● **Exercise**
Using the records that follow, reproduce exactly the lines starting at the line containing "Recreate this image" and ending at the line containing "const leavesM = [0, 0, 66, 185, 327, 408, 440, 446];". Include both end lines and no pictures.

● **Items**
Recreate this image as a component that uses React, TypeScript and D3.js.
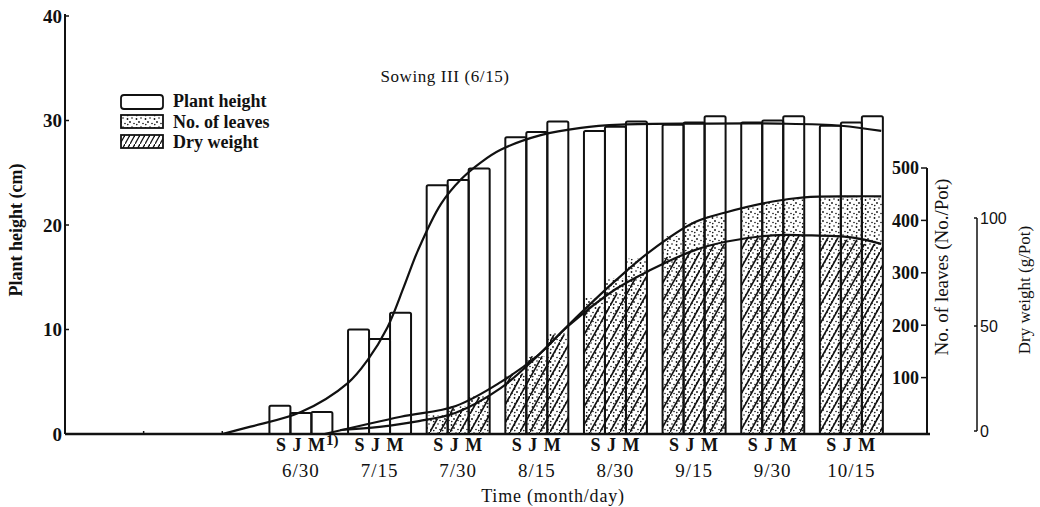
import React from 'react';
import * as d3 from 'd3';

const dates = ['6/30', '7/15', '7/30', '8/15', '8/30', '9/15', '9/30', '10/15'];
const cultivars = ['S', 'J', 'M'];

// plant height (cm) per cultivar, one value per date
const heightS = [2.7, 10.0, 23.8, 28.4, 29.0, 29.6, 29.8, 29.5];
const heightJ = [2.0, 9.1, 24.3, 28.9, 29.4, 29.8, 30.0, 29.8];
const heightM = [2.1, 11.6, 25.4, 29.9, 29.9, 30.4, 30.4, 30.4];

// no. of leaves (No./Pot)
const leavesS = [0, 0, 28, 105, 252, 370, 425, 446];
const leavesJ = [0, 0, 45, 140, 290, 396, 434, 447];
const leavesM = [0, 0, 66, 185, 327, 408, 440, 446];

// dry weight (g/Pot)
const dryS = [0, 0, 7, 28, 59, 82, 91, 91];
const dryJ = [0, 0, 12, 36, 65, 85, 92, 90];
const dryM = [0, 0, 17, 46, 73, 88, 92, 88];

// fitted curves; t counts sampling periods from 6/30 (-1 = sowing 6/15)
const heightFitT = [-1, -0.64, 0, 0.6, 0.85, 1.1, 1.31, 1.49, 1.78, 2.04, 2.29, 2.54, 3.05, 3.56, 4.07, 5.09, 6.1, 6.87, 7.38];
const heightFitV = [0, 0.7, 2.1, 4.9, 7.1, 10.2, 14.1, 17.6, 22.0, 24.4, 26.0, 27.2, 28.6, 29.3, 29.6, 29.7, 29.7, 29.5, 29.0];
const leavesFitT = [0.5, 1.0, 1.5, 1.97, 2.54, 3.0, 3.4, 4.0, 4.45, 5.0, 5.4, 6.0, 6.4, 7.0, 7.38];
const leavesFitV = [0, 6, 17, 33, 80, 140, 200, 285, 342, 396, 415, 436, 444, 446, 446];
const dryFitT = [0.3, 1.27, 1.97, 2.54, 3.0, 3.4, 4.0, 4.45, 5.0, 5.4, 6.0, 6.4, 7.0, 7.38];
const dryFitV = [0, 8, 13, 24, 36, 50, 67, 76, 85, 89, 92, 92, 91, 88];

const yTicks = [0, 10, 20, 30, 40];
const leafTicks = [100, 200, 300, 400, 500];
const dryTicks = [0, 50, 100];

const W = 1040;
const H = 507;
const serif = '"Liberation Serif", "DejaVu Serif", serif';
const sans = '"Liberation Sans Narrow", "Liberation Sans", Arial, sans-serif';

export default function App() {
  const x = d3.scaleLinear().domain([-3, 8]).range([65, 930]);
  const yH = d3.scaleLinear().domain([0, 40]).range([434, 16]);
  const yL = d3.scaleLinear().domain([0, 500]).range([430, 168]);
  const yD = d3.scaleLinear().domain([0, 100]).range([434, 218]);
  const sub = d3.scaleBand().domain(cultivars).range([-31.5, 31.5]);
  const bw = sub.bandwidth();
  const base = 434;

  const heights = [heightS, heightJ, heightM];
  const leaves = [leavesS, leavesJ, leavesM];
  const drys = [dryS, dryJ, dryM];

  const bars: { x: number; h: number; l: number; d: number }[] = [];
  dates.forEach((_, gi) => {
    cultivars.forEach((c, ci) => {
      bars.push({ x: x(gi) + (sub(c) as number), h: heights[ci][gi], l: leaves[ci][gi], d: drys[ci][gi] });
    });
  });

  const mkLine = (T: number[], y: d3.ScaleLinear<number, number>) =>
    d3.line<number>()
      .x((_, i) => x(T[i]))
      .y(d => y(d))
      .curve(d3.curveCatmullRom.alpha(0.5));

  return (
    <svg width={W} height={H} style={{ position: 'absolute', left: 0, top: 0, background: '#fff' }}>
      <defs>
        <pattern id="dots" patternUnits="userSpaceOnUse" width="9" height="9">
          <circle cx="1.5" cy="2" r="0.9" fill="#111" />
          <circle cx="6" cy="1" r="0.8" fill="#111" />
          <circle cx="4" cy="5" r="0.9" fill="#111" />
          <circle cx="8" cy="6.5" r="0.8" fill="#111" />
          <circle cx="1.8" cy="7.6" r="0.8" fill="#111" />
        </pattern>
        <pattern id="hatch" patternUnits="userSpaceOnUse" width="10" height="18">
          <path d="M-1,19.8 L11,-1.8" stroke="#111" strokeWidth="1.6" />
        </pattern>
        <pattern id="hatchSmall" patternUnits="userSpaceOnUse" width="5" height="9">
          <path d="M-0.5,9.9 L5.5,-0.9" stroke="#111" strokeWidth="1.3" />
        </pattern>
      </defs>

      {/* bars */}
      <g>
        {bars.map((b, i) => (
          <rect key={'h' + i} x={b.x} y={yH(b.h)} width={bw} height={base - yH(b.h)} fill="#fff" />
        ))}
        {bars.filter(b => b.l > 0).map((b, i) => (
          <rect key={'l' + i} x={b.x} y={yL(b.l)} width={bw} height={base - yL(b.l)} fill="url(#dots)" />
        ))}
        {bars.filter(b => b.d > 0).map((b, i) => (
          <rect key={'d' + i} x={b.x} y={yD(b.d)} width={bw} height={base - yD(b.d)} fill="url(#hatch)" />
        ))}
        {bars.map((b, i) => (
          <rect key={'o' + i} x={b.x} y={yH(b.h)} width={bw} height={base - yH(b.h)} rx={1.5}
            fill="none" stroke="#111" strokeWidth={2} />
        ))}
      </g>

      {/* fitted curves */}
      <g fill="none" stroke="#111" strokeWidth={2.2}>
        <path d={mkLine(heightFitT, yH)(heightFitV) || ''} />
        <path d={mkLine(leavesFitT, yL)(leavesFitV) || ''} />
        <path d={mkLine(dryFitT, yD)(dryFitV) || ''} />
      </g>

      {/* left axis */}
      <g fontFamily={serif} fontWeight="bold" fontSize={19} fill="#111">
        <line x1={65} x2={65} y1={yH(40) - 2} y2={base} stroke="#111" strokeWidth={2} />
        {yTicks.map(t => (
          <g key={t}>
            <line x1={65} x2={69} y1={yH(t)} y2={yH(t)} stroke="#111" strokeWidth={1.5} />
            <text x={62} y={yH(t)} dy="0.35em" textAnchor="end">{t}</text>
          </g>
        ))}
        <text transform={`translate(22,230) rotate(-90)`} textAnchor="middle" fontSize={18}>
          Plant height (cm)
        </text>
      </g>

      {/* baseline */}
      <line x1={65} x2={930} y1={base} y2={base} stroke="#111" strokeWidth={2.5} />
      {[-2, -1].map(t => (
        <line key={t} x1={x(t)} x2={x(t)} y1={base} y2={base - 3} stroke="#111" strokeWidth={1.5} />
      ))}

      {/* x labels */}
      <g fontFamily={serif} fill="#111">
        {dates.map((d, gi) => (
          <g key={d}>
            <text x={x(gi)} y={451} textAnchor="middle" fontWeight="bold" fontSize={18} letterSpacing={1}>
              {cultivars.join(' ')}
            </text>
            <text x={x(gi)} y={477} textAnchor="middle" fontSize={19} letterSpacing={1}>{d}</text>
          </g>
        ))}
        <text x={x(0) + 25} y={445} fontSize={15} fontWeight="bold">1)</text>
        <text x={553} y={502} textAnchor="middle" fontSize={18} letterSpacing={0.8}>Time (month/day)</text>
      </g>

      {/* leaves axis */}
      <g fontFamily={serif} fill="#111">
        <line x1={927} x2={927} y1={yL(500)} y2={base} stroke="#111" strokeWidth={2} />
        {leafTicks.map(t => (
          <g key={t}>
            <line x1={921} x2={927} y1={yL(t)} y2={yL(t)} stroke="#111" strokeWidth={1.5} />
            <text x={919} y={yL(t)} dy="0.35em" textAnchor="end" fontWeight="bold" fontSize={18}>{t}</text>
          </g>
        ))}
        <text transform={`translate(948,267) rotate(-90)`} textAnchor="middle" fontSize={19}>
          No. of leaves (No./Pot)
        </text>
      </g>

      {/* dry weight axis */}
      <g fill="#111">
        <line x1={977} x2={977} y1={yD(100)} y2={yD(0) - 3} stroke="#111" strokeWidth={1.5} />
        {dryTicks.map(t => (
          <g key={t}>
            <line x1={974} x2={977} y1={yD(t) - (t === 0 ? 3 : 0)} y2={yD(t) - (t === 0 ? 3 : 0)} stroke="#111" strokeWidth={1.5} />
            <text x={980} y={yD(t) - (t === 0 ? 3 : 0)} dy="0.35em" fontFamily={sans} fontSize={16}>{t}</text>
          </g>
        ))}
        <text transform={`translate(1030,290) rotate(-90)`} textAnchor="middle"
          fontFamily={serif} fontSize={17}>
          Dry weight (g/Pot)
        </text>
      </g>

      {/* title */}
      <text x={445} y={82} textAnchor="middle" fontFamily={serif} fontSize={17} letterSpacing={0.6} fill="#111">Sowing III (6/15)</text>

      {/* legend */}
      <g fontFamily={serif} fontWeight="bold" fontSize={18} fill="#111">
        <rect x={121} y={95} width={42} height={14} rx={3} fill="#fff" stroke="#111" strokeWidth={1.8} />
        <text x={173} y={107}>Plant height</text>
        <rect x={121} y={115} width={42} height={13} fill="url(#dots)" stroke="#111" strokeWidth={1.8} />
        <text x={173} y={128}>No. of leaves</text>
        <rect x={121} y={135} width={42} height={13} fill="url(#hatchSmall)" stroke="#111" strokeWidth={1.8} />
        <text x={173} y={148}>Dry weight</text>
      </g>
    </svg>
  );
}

==

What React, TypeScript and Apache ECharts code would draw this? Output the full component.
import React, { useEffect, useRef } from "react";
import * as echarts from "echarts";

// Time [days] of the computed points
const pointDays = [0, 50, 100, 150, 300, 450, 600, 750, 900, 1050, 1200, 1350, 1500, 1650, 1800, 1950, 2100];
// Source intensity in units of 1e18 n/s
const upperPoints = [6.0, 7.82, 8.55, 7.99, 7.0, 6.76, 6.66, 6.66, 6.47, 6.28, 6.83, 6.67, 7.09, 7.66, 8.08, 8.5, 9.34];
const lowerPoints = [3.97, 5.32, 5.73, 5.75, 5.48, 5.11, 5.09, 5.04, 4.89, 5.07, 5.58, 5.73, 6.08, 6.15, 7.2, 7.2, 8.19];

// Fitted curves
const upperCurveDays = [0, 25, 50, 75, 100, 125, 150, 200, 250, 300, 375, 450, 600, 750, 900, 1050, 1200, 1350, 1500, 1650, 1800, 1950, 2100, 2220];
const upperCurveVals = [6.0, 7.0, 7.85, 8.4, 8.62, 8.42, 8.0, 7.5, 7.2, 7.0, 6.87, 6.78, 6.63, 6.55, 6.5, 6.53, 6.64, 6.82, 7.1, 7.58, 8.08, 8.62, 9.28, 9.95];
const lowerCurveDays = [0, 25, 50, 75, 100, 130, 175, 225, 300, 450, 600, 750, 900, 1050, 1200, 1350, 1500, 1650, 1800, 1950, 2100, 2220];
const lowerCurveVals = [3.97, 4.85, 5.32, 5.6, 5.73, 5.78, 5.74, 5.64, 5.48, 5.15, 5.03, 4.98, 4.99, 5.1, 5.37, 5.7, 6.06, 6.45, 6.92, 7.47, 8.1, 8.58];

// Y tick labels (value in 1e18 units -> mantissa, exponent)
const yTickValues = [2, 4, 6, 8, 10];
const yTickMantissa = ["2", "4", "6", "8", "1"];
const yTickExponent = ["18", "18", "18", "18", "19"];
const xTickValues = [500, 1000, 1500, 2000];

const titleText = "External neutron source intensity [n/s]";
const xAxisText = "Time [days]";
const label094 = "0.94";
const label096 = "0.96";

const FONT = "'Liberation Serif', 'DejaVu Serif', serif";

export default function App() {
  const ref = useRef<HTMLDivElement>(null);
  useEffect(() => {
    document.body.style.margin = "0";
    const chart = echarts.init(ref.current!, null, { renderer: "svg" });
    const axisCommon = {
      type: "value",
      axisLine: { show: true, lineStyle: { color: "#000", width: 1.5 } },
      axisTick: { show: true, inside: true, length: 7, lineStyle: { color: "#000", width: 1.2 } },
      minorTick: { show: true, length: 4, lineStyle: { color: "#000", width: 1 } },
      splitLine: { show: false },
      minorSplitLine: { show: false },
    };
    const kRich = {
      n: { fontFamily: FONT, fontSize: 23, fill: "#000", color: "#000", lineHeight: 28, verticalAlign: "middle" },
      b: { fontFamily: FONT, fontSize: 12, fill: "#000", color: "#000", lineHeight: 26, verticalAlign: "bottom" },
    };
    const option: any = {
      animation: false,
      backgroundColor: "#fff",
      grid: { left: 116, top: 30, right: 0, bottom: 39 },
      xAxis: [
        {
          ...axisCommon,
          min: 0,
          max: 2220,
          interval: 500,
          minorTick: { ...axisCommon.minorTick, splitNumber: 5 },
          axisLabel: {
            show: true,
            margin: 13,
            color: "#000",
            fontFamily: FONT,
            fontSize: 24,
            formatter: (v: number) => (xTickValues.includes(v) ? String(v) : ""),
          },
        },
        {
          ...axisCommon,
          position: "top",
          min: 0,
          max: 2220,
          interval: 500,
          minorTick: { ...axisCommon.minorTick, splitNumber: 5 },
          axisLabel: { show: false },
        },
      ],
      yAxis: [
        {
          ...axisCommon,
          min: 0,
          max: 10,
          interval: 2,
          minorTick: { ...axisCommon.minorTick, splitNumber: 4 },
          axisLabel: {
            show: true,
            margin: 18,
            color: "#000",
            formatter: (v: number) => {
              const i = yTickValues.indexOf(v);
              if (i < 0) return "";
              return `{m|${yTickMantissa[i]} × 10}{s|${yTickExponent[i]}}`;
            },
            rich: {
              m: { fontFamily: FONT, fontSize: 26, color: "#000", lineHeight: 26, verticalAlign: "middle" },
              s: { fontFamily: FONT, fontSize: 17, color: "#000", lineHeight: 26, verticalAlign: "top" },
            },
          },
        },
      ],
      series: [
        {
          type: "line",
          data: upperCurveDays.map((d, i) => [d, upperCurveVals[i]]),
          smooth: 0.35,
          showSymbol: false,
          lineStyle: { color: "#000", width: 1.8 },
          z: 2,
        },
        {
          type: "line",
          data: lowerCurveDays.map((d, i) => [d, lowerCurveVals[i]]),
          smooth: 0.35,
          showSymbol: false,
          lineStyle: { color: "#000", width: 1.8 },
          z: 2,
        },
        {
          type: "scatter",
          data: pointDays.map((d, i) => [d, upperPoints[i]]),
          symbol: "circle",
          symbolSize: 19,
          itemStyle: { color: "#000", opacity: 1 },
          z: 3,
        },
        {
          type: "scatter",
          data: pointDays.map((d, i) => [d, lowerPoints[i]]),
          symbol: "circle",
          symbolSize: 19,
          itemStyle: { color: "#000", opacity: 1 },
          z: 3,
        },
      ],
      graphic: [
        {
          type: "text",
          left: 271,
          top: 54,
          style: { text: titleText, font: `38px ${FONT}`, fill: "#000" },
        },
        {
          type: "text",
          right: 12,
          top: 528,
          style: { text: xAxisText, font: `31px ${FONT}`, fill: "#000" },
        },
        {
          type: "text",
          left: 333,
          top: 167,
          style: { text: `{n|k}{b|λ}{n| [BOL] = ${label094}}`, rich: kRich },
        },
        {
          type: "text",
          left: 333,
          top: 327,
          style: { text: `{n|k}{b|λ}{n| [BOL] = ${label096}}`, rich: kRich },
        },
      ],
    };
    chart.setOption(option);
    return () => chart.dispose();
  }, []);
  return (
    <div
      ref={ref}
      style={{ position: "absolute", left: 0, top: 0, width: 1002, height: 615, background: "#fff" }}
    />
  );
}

==

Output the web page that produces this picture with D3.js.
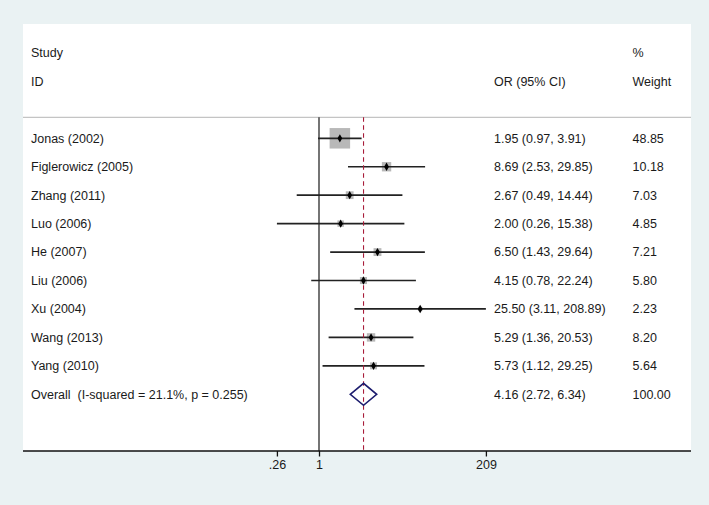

● **Reply to the task**
Recreate this image as a component that uses React, TypeScript and D3.js.
import React from 'react';
import * as d3 from 'd3';

const dates = ['6/30', '7/15', '7/30', '8/15', '8/30', '9/15', '9/30', '10/15'];
const cultivars = ['S', 'J', 'M'];

// plant height (cm) per cultivar, one value per date
const heightS = [2.7, 10.0, 23.8, 28.4, 29.0, 29.6, 29.8, 29.5];
const heightJ = [2.0, 9.1, 24.3, 28.9, 29.4, 29.8, 30.0, 29.8];
const heightM = [2.1, 11.6, 25.4, 29.9, 29.9, 30.4, 30.4, 30.4];

// no. of leaves (No./Pot)
const leavesS = [0, 0, 28, 105, 252, 370, 425, 446];
const leavesJ = [0, 0, 45, 140, 290, 396, 434, 447];
const leavesM = [0, 0, 66, 185, 327, 408, 440, 446];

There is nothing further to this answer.